### Problem description
Copy the data that follows exactly. Include no pictures.

Charts and diagrams as code
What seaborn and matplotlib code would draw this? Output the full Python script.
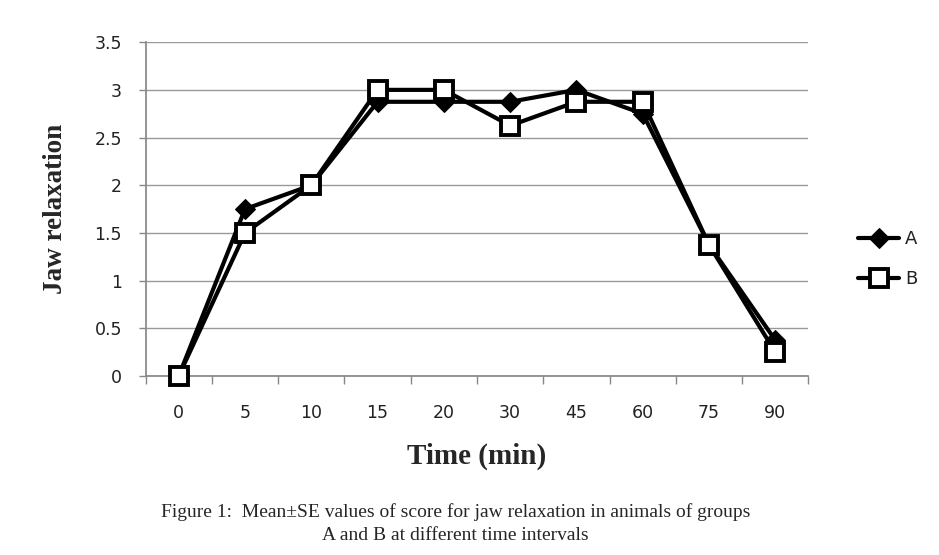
import matplotlib
matplotlib.use("Agg")
import matplotlib.pyplot as plt
import seaborn as sns
import pandas as pd
import numpy as np

times = ["0", "5", "10", "15", "20", "30", "45", "60", "75", "90"]
group_a = [0, 1.75, 2.0, 2.875, 2.875, 2.875, 3.0, 2.75, 1.375, 0.375]
group_b = [0, 1.5, 2.0, 3.0, 3.0, 2.625, 2.875, 2.875, 1.375, 0.25]

sns.set_theme(style="white")
plt.rcParams['font.family'] = ['DejaVu Sans']

df = pd.DataFrame({
    "pos": list(range(len(times))) * 2,
    "value": group_a + group_b,
    "group": ["A"] * len(times) + ["B"] * len(times),
})

fig = plt.figure(figsize=(9.39, 5.55), dpi=100)
ax = fig.add_axes([0.155, 0.3225, 0.706, 0.6015])

sns.lineplot(data=df[df.group == "A"], x="pos", y="value", ax=ax, color="black",
             linewidth=3, marker="D", markersize=10, markerfacecolor="black",
             markeredgecolor="black", label="A", zorder=3, clip_on=False)
sns.lineplot(data=df[df.group == "B"], x="pos", y="value", ax=ax, color="black",
             linewidth=3, marker="s", markersize=13, markerfacecolor="white",
             markeredgecolor="black", markeredgewidth=2.8, label="B", zorder=4, clip_on=False)

ax.set_xlim(-0.5, len(times) - 0.5)
ax.set_ylim(0, 3.5)
ax.set_yticks(np.arange(0, 3.51, 0.5))
ax.set_yticklabels(["0", "0.5", "1", "1.5", "2", "2.5", "3", "3.5"])
ax.set_xticks(range(len(times)))
ax.set_xticklabels(times)
ax.set_xticks(np.arange(-0.5, len(times), 1.0), minor=True)
ax.tick_params(axis="x", which="major", length=0, pad=20, labelsize=12.5, labelcolor="#222222")
ax.tick_params(axis="x", which="minor", length=6, width=1, color="#888888", direction="out", bottom=True)
ax.tick_params(axis="y", which="major", length=5, width=1, color="#888888", direction="out", left=True,
               labelsize=12.5, pad=12, labelcolor="#222222")

ax.yaxis.grid(True, color="#999999", linewidth=1)
ax.xaxis.grid(False)
for s in ["top", "right"]:
    ax.spines[s].set_visible(False)
ax.spines["left"].set_color("#888888")
ax.spines["bottom"].set_color("#888888")

ax.set_xlabel("Time (min)", fontfamily="Liberation Serif", fontweight="bold", fontsize=21, labelpad=15)
ax.set_ylabel("Jaw relaxation", fontfamily="Liberation Serif", fontweight="bold", fontsize=19.5, labelpad=19)

leg = ax.legend(loc="center left", bbox_to_anchor=(1.05, 0.35), frameon=False, fontsize=13,
                handlelength=2.3, labelspacing=1.25, handletextpad=0.3)
for t in leg.get_texts():
    t.set_color("#222222")

fig.text(0.485, 0.068, "Figure 1:  Mean±SE values of score for jaw relaxation in animals of groups",
         ha="center", fontfamily="Liberation Serif", fontsize=14)
fig.text(0.485, 0.027, "A and B at different time intervals",
         ha="center", fontfamily="Liberation Serif", fontsize=14)

fig.savefig("out.png", dpi=100)
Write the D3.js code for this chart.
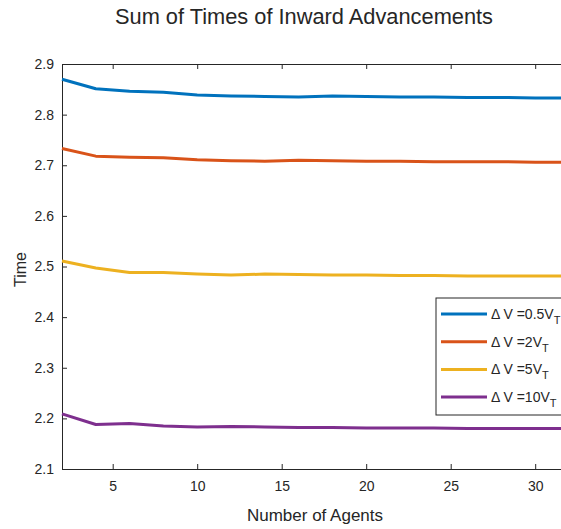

### Task result
What seaborn and matplotlib code would draw this? Output the full Python script.
import matplotlib
matplotlib.use("Agg")
import matplotlib.pyplot as plt
import seaborn as sns
import pandas as pd
import numpy as np

times = ["0", "5", "10", "15", "20", "30", "45", "60", "75", "90"]
group_a = [0, 1.75, 2.0, 2.875, 2.875, 2.875, 3.0, 2.75, 1.375, 0.375]
group_b = [0, 1.5, 2.0, 3.0, 3.0, 2.625, 2.875, 2.875, 1.375, 0.25]

sns.set_theme(style="white")
plt.rcParams['font.family'] = ['DejaVu Sans']

df = pd.DataFrame({
    "pos": list(range(len(times))) * 2,
    "value": group_a + group_b,
    "group": ["A"] * len(times) + ["B"] * len(times),
})

fig = plt.figure(figsize=(9.39, 5.55), dpi=100)
ax = fig.add_axes([0.155, 0.3225, 0.706, 0.6015])

sns.lineplot(data=df[df.group == "A"], x="pos", y="value", ax=ax, color="black",
             linewidth=3, marker="D", markersize=10, markerfacecolor="black",
             markeredgecolor="black", label="A", zorder=3, clip_on=False)
sns.lineplot(data=df[df.group == "B"], x="pos", y="value", ax=ax, color="black",
             linewidth=3, marker="s", markersize=13, markerfacecolor="white",
             markeredgecolor="black", markeredgewidth=2.8, label="B", zorder=4, clip_on=False)

ax.set_xlim(-0.5, len(times) - 0.5)
ax.set_ylim(0, 3.5)
ax.set_yticks(np.arange(0, 3.51, 0.5))
ax.set_yticklabels(["0", "0.5", "1", "1.5", "2", "2.5", "3", "3.5"])
ax.set_xticks(range(len(times)))
ax.set_xticklabels(times)
ax.set_xticks(np.arange(-0.5, len(times), 1.0), minor=True)
ax.tick_params(axis="x", which="major", length=0, pad=20, labelsize=12.5, labelcolor="#222222")
ax.tick_params(axis="x", which="minor", length=6, width=1, color="#888888", direction="out", bottom=True)
ax.tick_params(axis="y", which="major", length=5, width=1, color="#888888", direction="out", left=True,
               labelsize=12.5, pad=12, labelcolor="#222222")

ax.yaxis.grid(True, color="#999999", linewidth=1)
ax.xaxis.grid(False)
for s in ["top", "right"]:
    ax.spines[s].set_visible(False)
ax.spines["left"].set_color("#888888")
ax.spines["bottom"].set_color("#888888")

ax.set_xlabel("Time (min)", fontfamily="Liberation Serif", fontweight="bold", fontsize=21, labelpad=15)
ax.set_ylabel("Jaw relaxation", fontfamily="Liberation Serif", fontweight="bold", fontsize=19.5, labelpad=19)

leg = ax.legend(loc="center left", bbox_to_anchor=(1.05, 0.35), frameon=False, fontsize=13,
                handlelength=2.3, labelspacing=1.25, handletextpad=0.3)
for t in leg.get_texts():
    t.set_color("#222222")

fig.text(0.485, 0.068, "Figure 1:  Mean±SE values of score for jaw relaxation in animals of groups",
         ha="center", fontfamily="Liberation Serif", fontsize=14)
fig.text(0.485, 0.027, "A and B at different time intervals",
         ha="center", fontfamily="Liberation Serif", fontsize=14)

fig.savefig("out.png", dpi=100)
Write the D3.js code for this chart.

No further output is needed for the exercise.